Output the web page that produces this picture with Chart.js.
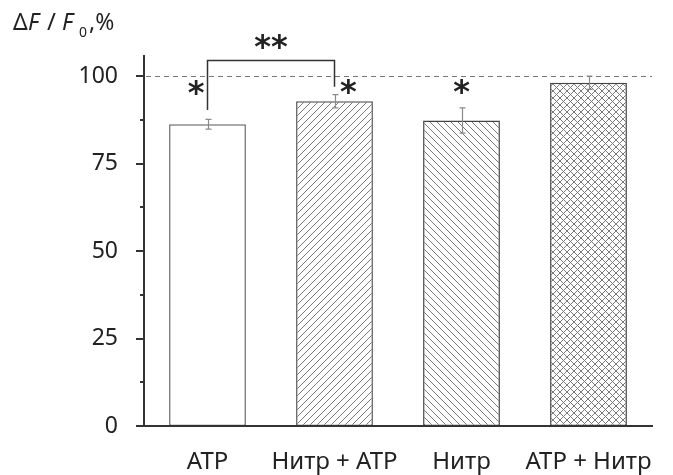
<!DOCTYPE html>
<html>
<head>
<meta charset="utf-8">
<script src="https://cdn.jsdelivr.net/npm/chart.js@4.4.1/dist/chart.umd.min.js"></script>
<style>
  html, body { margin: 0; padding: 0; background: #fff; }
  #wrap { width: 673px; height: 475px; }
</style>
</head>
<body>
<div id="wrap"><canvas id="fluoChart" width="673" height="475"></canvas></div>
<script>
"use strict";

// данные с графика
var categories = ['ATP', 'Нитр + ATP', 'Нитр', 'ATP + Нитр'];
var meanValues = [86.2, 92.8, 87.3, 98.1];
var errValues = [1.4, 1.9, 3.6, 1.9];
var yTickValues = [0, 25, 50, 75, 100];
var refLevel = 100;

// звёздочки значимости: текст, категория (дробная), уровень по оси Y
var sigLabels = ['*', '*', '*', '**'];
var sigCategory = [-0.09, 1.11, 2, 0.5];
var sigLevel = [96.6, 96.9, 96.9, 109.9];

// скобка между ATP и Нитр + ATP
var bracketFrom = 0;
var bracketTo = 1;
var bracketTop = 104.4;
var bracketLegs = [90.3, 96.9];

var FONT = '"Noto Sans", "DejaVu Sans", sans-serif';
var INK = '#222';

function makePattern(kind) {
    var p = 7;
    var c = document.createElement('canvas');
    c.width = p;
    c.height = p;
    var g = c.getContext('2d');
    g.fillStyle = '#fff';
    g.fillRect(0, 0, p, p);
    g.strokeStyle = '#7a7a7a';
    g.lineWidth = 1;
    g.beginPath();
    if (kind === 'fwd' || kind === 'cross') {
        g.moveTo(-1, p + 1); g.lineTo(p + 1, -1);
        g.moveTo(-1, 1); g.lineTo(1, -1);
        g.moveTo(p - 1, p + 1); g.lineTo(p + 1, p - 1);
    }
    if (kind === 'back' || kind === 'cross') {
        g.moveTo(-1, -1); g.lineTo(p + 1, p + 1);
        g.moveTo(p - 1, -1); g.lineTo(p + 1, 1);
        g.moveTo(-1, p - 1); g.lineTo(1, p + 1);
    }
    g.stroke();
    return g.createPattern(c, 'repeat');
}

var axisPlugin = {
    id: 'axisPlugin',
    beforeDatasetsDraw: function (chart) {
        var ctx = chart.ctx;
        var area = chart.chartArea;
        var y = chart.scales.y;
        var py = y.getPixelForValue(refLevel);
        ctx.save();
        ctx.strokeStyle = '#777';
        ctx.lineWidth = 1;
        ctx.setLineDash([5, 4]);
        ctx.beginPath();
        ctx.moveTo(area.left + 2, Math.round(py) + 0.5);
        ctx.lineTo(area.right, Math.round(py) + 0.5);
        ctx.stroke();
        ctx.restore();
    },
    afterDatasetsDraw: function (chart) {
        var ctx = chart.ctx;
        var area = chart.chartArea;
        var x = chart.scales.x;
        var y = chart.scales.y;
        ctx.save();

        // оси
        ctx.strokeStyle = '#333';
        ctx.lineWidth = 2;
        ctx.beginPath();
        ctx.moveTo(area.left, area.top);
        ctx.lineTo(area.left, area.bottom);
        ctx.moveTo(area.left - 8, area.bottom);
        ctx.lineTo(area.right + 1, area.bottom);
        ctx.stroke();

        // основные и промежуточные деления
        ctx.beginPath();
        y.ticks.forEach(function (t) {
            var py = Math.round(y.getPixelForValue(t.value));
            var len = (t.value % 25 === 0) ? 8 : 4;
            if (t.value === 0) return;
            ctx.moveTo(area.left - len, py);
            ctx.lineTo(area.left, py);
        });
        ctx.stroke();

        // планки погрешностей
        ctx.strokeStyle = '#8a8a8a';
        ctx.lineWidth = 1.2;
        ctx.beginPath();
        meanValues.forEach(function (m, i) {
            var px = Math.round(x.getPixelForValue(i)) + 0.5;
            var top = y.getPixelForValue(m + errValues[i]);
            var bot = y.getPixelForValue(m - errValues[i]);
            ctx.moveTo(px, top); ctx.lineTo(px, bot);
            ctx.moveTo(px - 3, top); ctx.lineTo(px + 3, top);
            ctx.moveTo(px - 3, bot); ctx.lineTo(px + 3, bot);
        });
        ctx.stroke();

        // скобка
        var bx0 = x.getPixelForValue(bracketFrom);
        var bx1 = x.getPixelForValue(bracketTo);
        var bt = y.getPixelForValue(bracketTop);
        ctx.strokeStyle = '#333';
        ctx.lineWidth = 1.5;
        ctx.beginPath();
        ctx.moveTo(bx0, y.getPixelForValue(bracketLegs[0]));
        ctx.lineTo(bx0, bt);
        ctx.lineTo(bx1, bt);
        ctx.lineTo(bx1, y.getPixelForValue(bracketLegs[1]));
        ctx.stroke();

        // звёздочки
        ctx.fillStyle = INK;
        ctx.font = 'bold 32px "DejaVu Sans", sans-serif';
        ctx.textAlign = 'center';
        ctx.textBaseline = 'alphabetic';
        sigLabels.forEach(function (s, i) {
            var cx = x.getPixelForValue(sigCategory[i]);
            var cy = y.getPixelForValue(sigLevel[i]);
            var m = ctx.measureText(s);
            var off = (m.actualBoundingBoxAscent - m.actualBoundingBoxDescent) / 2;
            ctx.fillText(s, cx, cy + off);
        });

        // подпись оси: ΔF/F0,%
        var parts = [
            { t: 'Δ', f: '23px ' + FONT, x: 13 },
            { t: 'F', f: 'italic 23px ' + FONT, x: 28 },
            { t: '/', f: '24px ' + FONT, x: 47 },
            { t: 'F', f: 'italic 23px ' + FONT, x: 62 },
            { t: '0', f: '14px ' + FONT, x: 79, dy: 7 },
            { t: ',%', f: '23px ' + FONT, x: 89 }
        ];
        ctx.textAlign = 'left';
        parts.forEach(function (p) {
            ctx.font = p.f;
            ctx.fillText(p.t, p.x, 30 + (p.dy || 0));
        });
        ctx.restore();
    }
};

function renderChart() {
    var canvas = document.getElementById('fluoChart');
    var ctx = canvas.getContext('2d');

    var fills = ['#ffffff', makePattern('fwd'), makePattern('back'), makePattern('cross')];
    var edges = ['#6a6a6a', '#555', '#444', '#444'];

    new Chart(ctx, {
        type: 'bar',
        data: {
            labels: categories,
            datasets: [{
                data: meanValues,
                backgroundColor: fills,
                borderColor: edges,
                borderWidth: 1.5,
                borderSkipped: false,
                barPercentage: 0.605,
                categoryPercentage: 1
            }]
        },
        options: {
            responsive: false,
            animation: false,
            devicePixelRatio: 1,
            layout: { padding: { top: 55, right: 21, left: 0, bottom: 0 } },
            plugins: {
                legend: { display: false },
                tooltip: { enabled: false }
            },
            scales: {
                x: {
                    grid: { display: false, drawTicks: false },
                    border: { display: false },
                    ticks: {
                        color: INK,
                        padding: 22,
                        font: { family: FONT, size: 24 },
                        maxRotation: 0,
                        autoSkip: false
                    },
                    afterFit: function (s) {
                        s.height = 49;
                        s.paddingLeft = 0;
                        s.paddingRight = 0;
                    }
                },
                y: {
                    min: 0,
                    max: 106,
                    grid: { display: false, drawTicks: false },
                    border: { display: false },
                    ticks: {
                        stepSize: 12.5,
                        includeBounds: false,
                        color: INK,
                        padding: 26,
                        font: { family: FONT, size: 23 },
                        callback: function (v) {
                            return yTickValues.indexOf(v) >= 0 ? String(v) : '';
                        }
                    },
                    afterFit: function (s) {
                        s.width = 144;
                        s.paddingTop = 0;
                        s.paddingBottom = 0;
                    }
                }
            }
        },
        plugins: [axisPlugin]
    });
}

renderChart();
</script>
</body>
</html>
★ ★ ★ ★ ★ ★ ★
== What is required ==
Without the pictures, copy the material exactly as given.

== In response ==
Output the web page that produces this picture with Chart.js.
<!DOCTYPE html>
<html>
<head>
<meta charset="utf-8">
<script src="https://cdn.jsdelivr.net/npm/chart.js@4.4.1/dist/chart.umd.min.js"></script>
<style>
  html, body { margin: 0; padding: 0; background: #fff; }
  #wrap { width: 673px; height: 475px; }
</style>
</head>
<body>
<div id="wrap"><canvas id="fluoChart" width="673" height="475"></canvas></div>
<script>
"use strict";

// данные с графика
var categories = ['ATP', 'Нитр + ATP', 'Нитр', 'ATP + Нитр'];
var meanValues = [86.2, 92.8, 87.3, 98.1];
var errValues = [1.4, 1.9, 3.6, 1.9];
var yTickValues = [0, 25, 50, 75, 100];
var refLevel = 100;

// звёздочки значимости: текст, категория (дробная), уровень по оси Y
var sigLabels = ['*', '*', '*', '**'];
var sigCategory = [-0.09, 1.11, 2, 0.5];
var sigLevel = [96.6, 96.9, 96.9, 109.9];

// скобка между ATP и Нитр + ATP
var bracketFrom = 0;
var bracketTo = 1;
var bracketTop = 104.4;
var bracketLegs = [90.3, 96.9];

var FONT = '"Noto Sans", "DejaVu Sans", sans-serif';
var INK = '#222';

function makePattern(kind) {
    var p = 7;
    var c = document.createElement('canvas');
    c.width = p;
    c.height = p;
    var g = c.getContext('2d');
    g.fillStyle = '#fff';
    g.fillRect(0, 0, p, p);
    g.strokeStyle = '#7a7a7a';
    g.lineWidth = 1;
    g.beginPath();
    if (kind === 'fwd' || kind === 'cross') {
        g.moveTo(-1, p + 1); g.lineTo(p + 1, -1);
        g.moveTo(-1, 1); g.lineTo(1, -1);
        g.moveTo(p - 1, p + 1); g.lineTo(p + 1, p - 1);
    }
    if (kind === 'back' || kind === 'cross') {
        g.moveTo(-1, -1); g.lineTo(p + 1, p + 1);
        g.moveTo(p - 1, -1); g.lineTo(p + 1, 1);
        g.moveTo(-1, p - 1); g.lineTo(1, p + 1);
    }
    g.stroke();
    return g.createPattern(c, 'repeat');
}

var axisPlugin = {
    id: 'axisPlugin',
    beforeDatasetsDraw: function (chart) {
        var ctx = chart.ctx;
        var area = chart.chartArea;
        var y = chart.scales.y;
        var py = y.getPixelForValue(refLevel);
        ctx.save();
        ctx.strokeStyle = '#777';
        ctx.lineWidth = 1;
        ctx.setLineDash([5, 4]);
        ctx.beginPath();
        ctx.moveTo(area.left + 2, Math.round(py) + 0.5);
        ctx.lineTo(area.right, Math.round(py) + 0.5);
        ctx.stroke();
        ctx.restore();
    },
    afterDatasetsDraw: function (chart) {
        var ctx = chart.ctx;
        var area = chart.chartArea;
        var x = chart.scales.x;
        var y = chart.scales.y;
        ctx.save();

        // оси
        ctx.strokeStyle = '#333';
        ctx.lineWidth = 2;
        ctx.beginPath();
        ctx.moveTo(area.left, area.top);
        ctx.lineTo(area.left, area.bottom);
        ctx.moveTo(area.left - 8, area.bottom);
        ctx.lineTo(area.right + 1, area.bottom);
        ctx.stroke();

        // основные и промежуточные деления
        ctx.beginPath();
        y.ticks.forEach(function (t) {
            var py = Math.round(y.getPixelForValue(t.value));
            var len = (t.value % 25 === 0) ? 8 : 4;
            if (t.value === 0) return;
            ctx.moveTo(area.left - len, py);
            ctx.lineTo(area.left, py);
        });
        ctx.stroke();

        // планки погрешностей
        ctx.strokeStyle = '#8a8a8a';
        ctx.lineWidth = 1.2;
        ctx.beginPath();
        meanValues.forEach(function (m, i) {
            var px = Math.round(x.getPixelForValue(i)) + 0.5;
            var top = y.getPixelForValue(m + errValues[i]);
            var bot = y.getPixelForValue(m - errValues[i]);
            ctx.moveTo(px, top); ctx.lineTo(px, bot);
            ctx.moveTo(px - 3, top); ctx.lineTo(px + 3, top);
            ctx.moveTo(px - 3, bot); ctx.lineTo(px + 3, bot);
        });
        ctx.stroke();

        // скобка
        var bx0 = x.getPixelForValue(bracketFrom);
        var bx1 = x.getPixelForValue(bracketTo);
        var bt = y.getPixelForValue(bracketTop);
        ctx.strokeStyle = '#333';
        ctx.lineWidth = 1.5;
        ctx.beginPath();
        ctx.moveTo(bx0, y.getPixelForValue(bracketLegs[0]));
        ctx.lineTo(bx0, bt);
        ctx.lineTo(bx1, bt);
        ctx.lineTo(bx1, y.getPixelForValue(bracketLegs[1]));
        ctx.stroke();

        // звёздочки
        ctx.fillStyle = INK;
        ctx.font = 'bold 32px "DejaVu Sans", sans-serif';
        ctx.textAlign = 'center';
        ctx.textBaseline = 'alphabetic';
        sigLabels.forEach(function (s, i) {
            var cx = x.getPixelForValue(sigCategory[i]);
            var cy = y.getPixelForValue(sigLevel[i]);
            var m = ctx.measureText(s);
            var off = (m.actualBoundingBoxAscent - m.actualBoundingBoxDescent) / 2;
            ctx.fillText(s, cx, cy + off);
        });

        // подпись оси: ΔF/F0,%
        var parts = [
            { t: 'Δ', f: '23px ' + FONT, x: 13 },
            { t: 'F', f: 'italic 23px ' + FONT, x: 28 },
            { t: '/', f: '24px ' + FONT, x: 47 },
            { t: 'F', f: 'italic 23px ' + FONT, x: 62 },
            { t: '0', f: '14px ' + FONT, x: 79, dy: 7 },
            { t: ',%', f: '23px ' + FONT, x: 89 }
        ];
        ctx.textAlign = 'left';
        parts.forEach(function (p) {
            ctx.font = p.f;
            ctx.fillText(p.t, p.x, 30 + (p.dy || 0));
        });
        ctx.restore();
    }
};

function renderChart() {
    var canvas = document.getElementById('fluoChart');
    var ctx = canvas.getContext('2d');

    var fills = ['#ffffff', makePattern('fwd'), makePattern('back'), makePattern('cross')];
    var edges = ['#6a6a6a', '#555', '#444', '#444'];

    new Chart(ctx, {
        type: 'bar',
        data: {
            labels: categories,
            datasets: [{
                data: meanValues,
                backgroundColor: fills,
                borderColor: edges,
                borderWidth: 1.5,
                borderSkipped: false,
                barPercentage: 0.605,
                categoryPercentage: 1
            }]
        },
        options: {
            responsive: false,
            animation: false,
            devicePixelRatio: 1,
            layout: { padding: { top: 55, right: 21, left: 0, bottom: 0 } },
            plugins: {
                legend: { display: false },
                tooltip: { enabled: false }
            },
            scales: {
                x: {
                    grid: { display: false, drawTicks: false },
                    border: { display: false },
                    ticks: {
                        color: INK,
                        padding: 22,
                        font: { family: FONT, size: 24 },
                        maxRotation: 0,
                        autoSkip: false
                    },
                    afterFit: function (s) {
                        s.height = 49;
                        s.paddingLeft = 0;
                        s.paddingRight = 0;
                    }
                },
                y: {
                    min: 0,
                    max: 106,
                    grid: { display: false, drawTicks: false },
                    border: { display: false },
                    ticks: {
                        stepSize: 12.5,
                        includeBounds: false,
                        color: INK,
                        padding: 26,
                        font: { family: FONT, size: 23 },
                        callback: function (v) {
                            return yTickValues.indexOf(v) >= 0 ? String(v) : '';
                        }
                    },
                    afterFit: function (s) {
                        s.width = 144;
                        s.paddingTop = 0;
                        s.paddingBottom = 0;
                    }
                }
            }
        },
        plugins: [axisPlugin]
    });
}

renderChart();
</script>
</body>
</html>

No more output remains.